Google on Automatic Video and Image Annotation

Added 6/20/2020 – This image annotation patent application was granted as a patent to Google on November 22. 2011 –Method and apparatus for automatically annotating images

How effectively can a search engine automatically create annotations for images and videos, so that they can be good responses to searcher’s queries? How much of that image annotation can be done without human intervention and review?

A newly published Google patent application explores the topic and comes up with a method of image annotation by comparison to similar images found on the Web, and the text surrounding those similar images.

Method and apparatus for automatically annotating images Invented by Jay N. Yagnik US Patent Application 20080021928 Published January 24, 2008 Filed July 24, 2006

Abstract

One embodiment of the present invention provides a system that automatically performs Image annotation. During operation, the system receives the image. Next, the system extracts image features from the image.

The system then identifies other images that have similar image features. The system next obtains text associated with the other images and identifies intersecting keywords in the obtained text. Finally, the system annotates the image with the intersecting keywords.

Problems with Image Annotation

Connections to the Web have become faster and faster, with many higher bandwidth options available to people. This has led to a large increase in the use of pictures and videos on web pages.

Many of those images don’t have accompanying text-based information, such as labels, captions, or titles, that can help describe the content of the images.

Search is predominantly text-based, with keyword searches being the common way for someone to look for something – even pictures. It can be difficult to search for images through a search engine. The creation of annotations for images such as a set of keywords or a caption can make those searches easier for people.

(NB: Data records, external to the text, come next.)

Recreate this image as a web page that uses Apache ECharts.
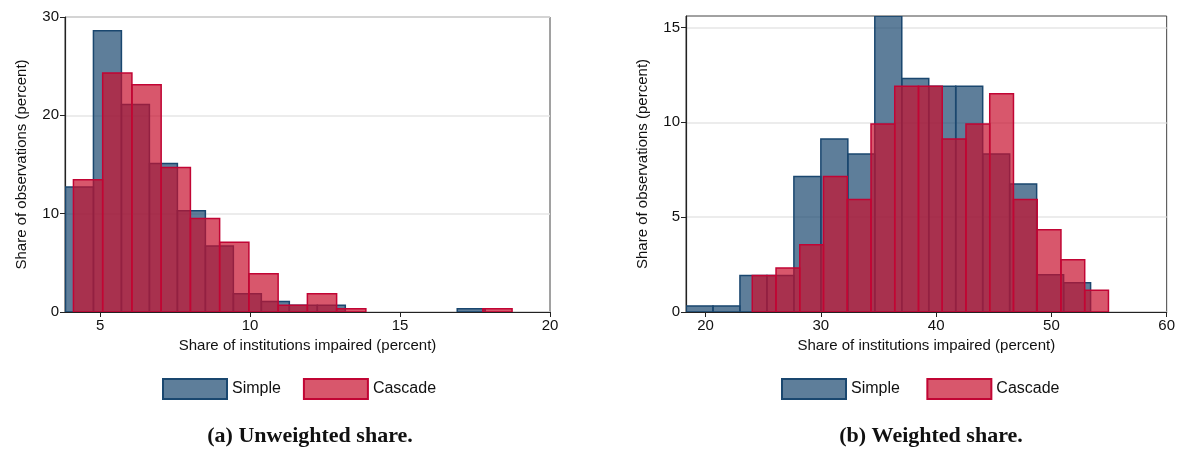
<!DOCTYPE html>
<html>
<head>
<meta charset="utf-8">
<script src="https://cdn.jsdelivr.net/npm/echarts@6/dist/echarts.min.js"></script>
<style>html,body{margin:0;padding:0;background:#fff}#chart{width:1178px;height:454px}</style>
</head>
<body>
<div id="chart"></div>
<script>
// (a) unweighted share: bin start, bin width, heights
var aSimpleStart = 3.845, aSimpleWidth = 0.933;
var aSimple = [12.7, 28.6, 21.1, 15.1, 10.3, 6.7, 1.86, 1.08, 0.68, 0.68, 0, 0, 0, 0, 0.34];
var aCascadeStart = 4.111, aCascadeWidth = 0.975;
var aCascade = [13.46, 24.3, 23.1, 14.7, 9.5, 7.1, 3.9, 0.68, 1.86, 0.34, 0, 0, 0, 0, 0.34];
var aTicksX = [5, 10, 15, 20];
var aTicksY = [0, 10, 20, 30];

// (b) weighted share
var bSimpleStart = 18.3, bSimpleWidth = 2.34;
var bSimple = [0.32, 0.32, 1.93, 1.93, 7.14, 9.12, 8.33, 15.6, 12.3, 11.9, 11.9, 8.33, 6.75, 1.96, 1.54];
var bCascadeStart = 24.05, bCascadeWidth = 2.06;
var bCascade = [1.93, 2.32, 3.54, 7.14, 5.93, 9.91, 11.9, 11.9, 9.12, 9.91, 11.5, 5.93, 4.33, 2.75, 1.14];
var bTicksX = [20, 30, 40, 50, 60];
var bTicksY = [0, 5, 10, 15];

var blue = '#1a476f', red = '#c10534';
var font = 'Liberation Sans';

function toBins(start, width, vals){
	var out = [];
	for(var i=0;i<vals.length;i++){
		if(vals[i] > 0) out.push([start + i*width, start + (i+1)*width, vals[i]]);
	}
	return out;
}

function renderBar(params, api){
	var p0 = api.coord([api.value(0), api.value(2)]);
	var p1 = api.coord([api.value(1), 0]);
	return {
		type:'rect',
		shape:{x:p0[0], y:p0[1], width:p1[0]-p0[0], height:p1[1]-p0[1]},
		style:api.style()
	};
}

function histSeries(name, idx, data, col, fill){
	return {
		name:name, type:'custom', xAxisIndex:idx, yAxisIndex:idx,
		renderItem:renderBar, clip:true,
		encode:{x:[0,1], y:2},
		itemStyle:{color:fill, borderColor:col, borderWidth:1.5},
		data:data
	};
}

function xAxis(idx, min, max, ticks, name){
	return {
		type:'value', gridIndex:idx, min:min, max:max,
		name:name, nameLocation:'middle', nameGap:22,
		nameTextStyle:{fontFamily:font, fontSize:15, color:'#111'},
		axisLine:{lineStyle:{color:'#222', width:1.2}},
		axisTick:{show:true, length:5, customValues:ticks, lineStyle:{color:'#222'}},
		axisLabel:{customValues:ticks, fontFamily:font, fontSize:15, color:'#111', margin:6},
		splitLine:{show:false}
	};
}
function yAxis(idx, max, interval, ticks){
	return {
		type:'value', gridIndex:idx, min:0, max:max, interval:interval,
		name:'Share of observations (percent)', nameLocation:'middle', nameGap:36,
		nameTextStyle:{fontFamily:font, fontSize:15, color:'#111'},
		axisLine:{show:true, lineStyle:{color:'#222', width:1.2}},
		axisTick:{show:true, length:5, customValues:ticks, lineStyle:{color:'#222'}},
		axisLabel:{customValues:ticks, fontFamily:font, fontSize:15, color:'#111', margin:6},
		splitLine:{show:true, lineStyle:{color:'#e6e6e6', width:1.5}}
	};
}

var blueFill = 'rgba(26,71,111,0.7)', redFill = 'rgba(200,16,46,0.7)';

var option = {
	animation:false,
	grid:[
		{left:65, top:17, width:485, height:295, show:true, borderColor:'#444', borderWidth:1},
		{left:686, top:16, width:481, height:296, show:true, borderColor:'#444', borderWidth:1}
	],
	xAxis:[
		xAxis(0, 3.83, 20, aTicksX, 'Share of institutions impaired (percent)'),
		xAxis(1, 18.3, 60, bTicksX, 'Share of institutions impaired (percent)')
	],
	yAxis:[yAxis(0, 30, 10, aTicksY), yAxis(1, 15.6, 5, bTicksY)],
	legend:[
		{left:157, top:373, itemWidth:64, itemHeight:20, itemGap:22, textStyle:{fontFamily:font, fontSize:16, color:'#111'},
		 data:[{name:'Simple', icon:'rect'}, {name:'Cascade', icon:'rect'}]},
		{left:776, top:373, itemWidth:64, itemHeight:20, itemGap:22, textStyle:{fontFamily:font, fontSize:16, color:'#111'},
		 data:[{name:'Simple ', icon:'rect'}, {name:'Cascade ', icon:'rect'}]}
	],
	title:[
		{text:'(a) Unweighted share.', left:305, top:420, textAlign:'center',
		 textStyle:{fontFamily:'Liberation Serif', fontWeight:'bold', fontSize:22, color:'#111'}},
		{text:'(b) Weighted share.', left:926, top:420, textAlign:'center',
		 textStyle:{fontFamily:'Liberation Serif', fontWeight:'bold', fontSize:22, color:'#111'}}
	],
	series:[
		histSeries('Simple', 0, toBins(aSimpleStart, aSimpleWidth, aSimple), blue, blueFill),
		histSeries('Cascade', 0, toBins(aCascadeStart, aCascadeWidth, aCascade), red, redFill),
		histSeries('Simple ', 1, toBins(bSimpleStart, bSimpleWidth, bSimple), blue, blueFill),
		histSeries('Cascade ', 1, toBins(bCascadeStart, bCascadeWidth, bCascade), red, redFill)
	]
};

var myChart = echarts.init(document.getElementById('chart'));
myChart.setOption(option);
</script>
</body>
</html>
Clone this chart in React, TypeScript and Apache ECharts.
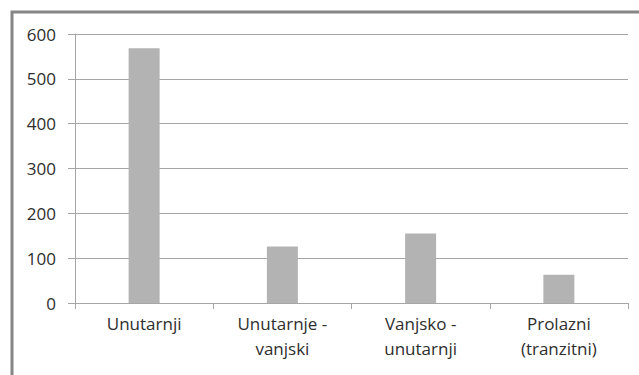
import React, { useEffect, useRef } from "react";
import * as echarts from "echarts";

const categories = ["Unutarnji", "Unutarnje -\nvanjski", "Vanjsko -\nunutarnji", "Prolazni\n(tranzitni)"];
const values = [568, 126, 155, 63];
const yMin = 0;
const yMax = 600;
const yStep = 100;

export default function App() {
  const ref = useRef<HTMLDivElement>(null);
  useEffect(() => {
    document.body.style.margin = "0";
    const chart = echarts.init(ref.current!, null, { renderer: "svg" });
    const font = "'Open Sans', sans-serif";
    chart.setOption({
      animation: false,
      backgroundColor: "#ffffff",
      graphic: [
        {
          type: "rect",
          shape: { x: 12, y: 12, width: 700, height: 500 },
          style: { fill: "none", stroke: "#868686", lineWidth: 3 },
          silent: true,
        },
      ],
      grid: { left: 75, right: 11, top: 34, bottom: 72, containLabel: false },
      xAxis: {
        type: "category",
        data: categories,
        axisLine: { show: true, lineStyle: { color: "#a6a6a6", width: 1 } },
        axisTick: { show: true, length: 6, lineStyle: { color: "#a6a6a6" } },
        axisLabel: {
          color: "#2e2e2e",
          fontFamily: font,
          fontSize: 17,
          lineHeight: 25,
          margin: 8,
          interval: 0,
        },
      },
      yAxis: {
        type: "value",
        min: yMin,
        max: yMax,
        interval: yStep,
        axisLine: { show: true, lineStyle: { color: "#a6a6a6", width: 1 } },
        axisTick: { show: true, length: 7, lineStyle: { color: "#a6a6a6" } },
        splitLine: { show: true, lineStyle: { color: "#a6a6a6", width: 1 } },
        axisLabel: {
          color: "#2e2e2e",
          fontFamily: font,
          fontSize: 17,
          margin: 19,
        },
      },
      series: [
        {
          type: "bar",
          data: values,
          barWidth: 31,
          itemStyle: { color: "#b3b3b3" },
        },
      ],
    });
    return () => chart.dispose();
  }, []);
  return (
    <div
      ref={ref}
      style={{ position: "fixed", left: 0, top: 0, width: 639, height: 375, background: "#fff" }}
    />
  );
}
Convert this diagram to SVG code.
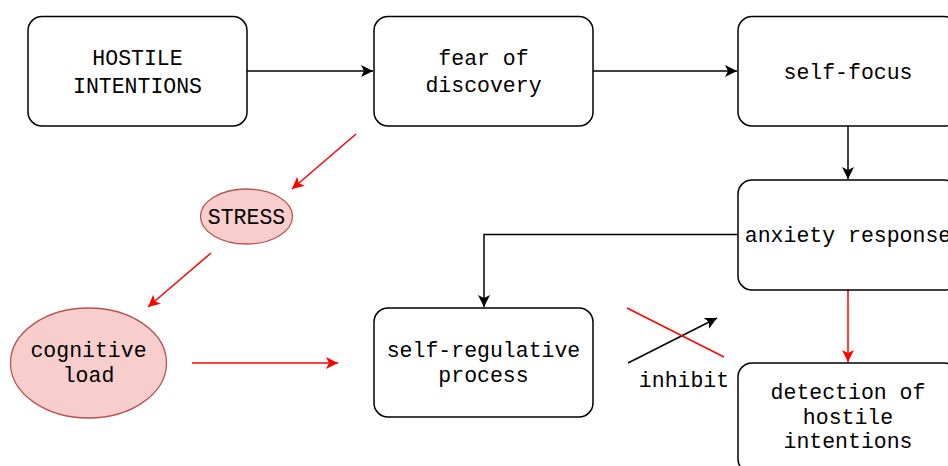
<svg xmlns="http://www.w3.org/2000/svg" width="948" height="466" viewBox="0 0 948 466">
<defs>
<style>
.box{fill:#fff;stroke:#000;stroke-width:1.5}
.ell{fill:#f8cecc;stroke:#b85450;stroke-width:1.3}
.t{font-family:"Liberation Mono","Courier New",monospace;font-size:21.5px;fill:#000;text-anchor:middle}
.k{fill:none;stroke:#000;stroke-width:1.5}
.r{fill:none;stroke:#ff0000;stroke-width:1.5}
</style>
<marker id="ak" markerUnits="userSpaceOnUse" markerWidth="14" markerHeight="12" refX="12" refY="6" orient="auto" viewBox="0 0 14 12">
<path d="M0,0 L12,6 L0,12 L3,6 z" fill="#000"/>
</marker>
<marker id="ar" markerUnits="userSpaceOnUse" markerWidth="14" markerHeight="12" refX="12" refY="6" orient="auto" viewBox="0 0 14 12">
<path d="M0,0 L12,6 L0,12 L3,6 z" fill="#ff0000"/>
</marker>
</defs>
<rect width="948" height="466" fill="#fff"/>
<g id="connectors">
<line class="k" x1="247" y1="71" x2="373" y2="71" marker-end="url(#ak)"/>
<line class="k" x1="593" y1="71" x2="737" y2="71" marker-end="url(#ak)"/>
<line class="k" x1="848" y1="126" x2="848" y2="179" marker-end="url(#ak)"/>
<polyline class="k" points="738,234.5 484,234.5 484,307" marker-end="url(#ak)"/>
<line class="r" x1="848" y1="290" x2="848" y2="362" marker-end="url(#ar)"/>
<line class="r" x1="356" y1="134" x2="292" y2="189" marker-end="url(#ar)"/>
<line class="r" x1="211" y1="253" x2="148" y2="307" marker-end="url(#ar)"/>
<line class="r" x1="192" y1="363" x2="338" y2="363" marker-end="url(#ar)"/>
<line class="k" x1="628" y1="363" x2="717" y2="318" marker-end="url(#ak)"/>
<line class="r" x1="627" y1="308" x2="724" y2="357"/>
<text class="t" x="684" y="387">inhibit</text>
</g>
<g id="hostile">
<rect class="box" x="28" y="16.5" width="219" height="109.5" rx="14"/>
<text class="t" x="137.5" y="65">HOSTILE</text>
<text class="t" x="137.5" y="93">INTENTIONS</text>
</g>
<g id="fear">
<rect class="box" x="374" y="16.5" width="219" height="109.5" rx="14"/>
<text class="t" x="483.5" y="65">fear of</text>
<text class="t" x="483.5" y="92">discovery</text>
</g>
<g id="selffocus">
<rect class="box" x="738" y="16.5" width="220" height="109.5" rx="14"/>
<text class="t" x="848" y="79">self-focus</text>
</g>
<g id="anxiety">
<rect class="box" x="738" y="180" width="220" height="110" rx="14"/>
<text class="t" x="848" y="242">anxiety response</text>
</g>
<g id="selfreg">
<rect class="box" x="374" y="308" width="219" height="109" rx="14"/>
<text class="t" x="483.5" y="357">self-regulative</text>
<text class="t" x="483.5" y="382">process</text>
</g>
<g id="detection">
<rect class="box" x="738" y="363" width="220" height="110" rx="14"/>
<text class="t" x="848" y="399">detection of</text>
<text class="t" x="848" y="424">hostile</text>
<text class="t" x="848" y="448">intentions</text>
</g>
<g id="stress">
<ellipse class="ell" cx="246.5" cy="216.5" rx="46" ry="27.5"/>
<text class="t" x="246.5" y="223.5">STRESS</text>
</g>
<g id="cognitive">
<ellipse class="ell" cx="88.5" cy="363" rx="78" ry="55"/>
<text class="t" x="88.5" y="357">cognitive</text>
<text class="t" x="88.5" y="382">load</text>
</g>
</svg>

Traditional methods of annotating images tend to be manual, expensive, and labor-intensive.

There have been some other approaches to the automatic annotation of images, like the one described in Formulating Semantic Image Annotation as a Supervised Learning Problem (pdf). While that kind of approach can make it much easier to remove manual efforts in annotation, they still require some human interaction and review.

An Approach to Automate Annotation of Images

The annotation system in a nutshell would go as follows:

An image is received
Image features are extracted
Other Images which have similar features are identified
Text associated with the other images is obtained
Keywords from that text is identified
The image annotation is made with those keywords

A more technical approach might call for:

Generating color histograms
Generating orientation histograms
Using a direct cosine transform (DCT) technique
Using a principal component analysis (PCA) technique; or,
Using a Gabor wavelet technique.

Some other variations include:

Identifying image features in terms of: shapes, colors, and textures
Identifying the other images by searching through images on the Internet
Finding other images with similar image features by using probability models
Expansion of keywords in the obtained text by adding synonyms for the keywords
Using images from videos

Using this Process with Videos

Videos without titles or descriptions can benefit from the use of the same approach.

They may be partitioned into a “set of representative frames,” and each of those can be processed as images, using the process described above. After those images are annotated with keywords, they can be analyzed to create a set of common annotations for the whole video.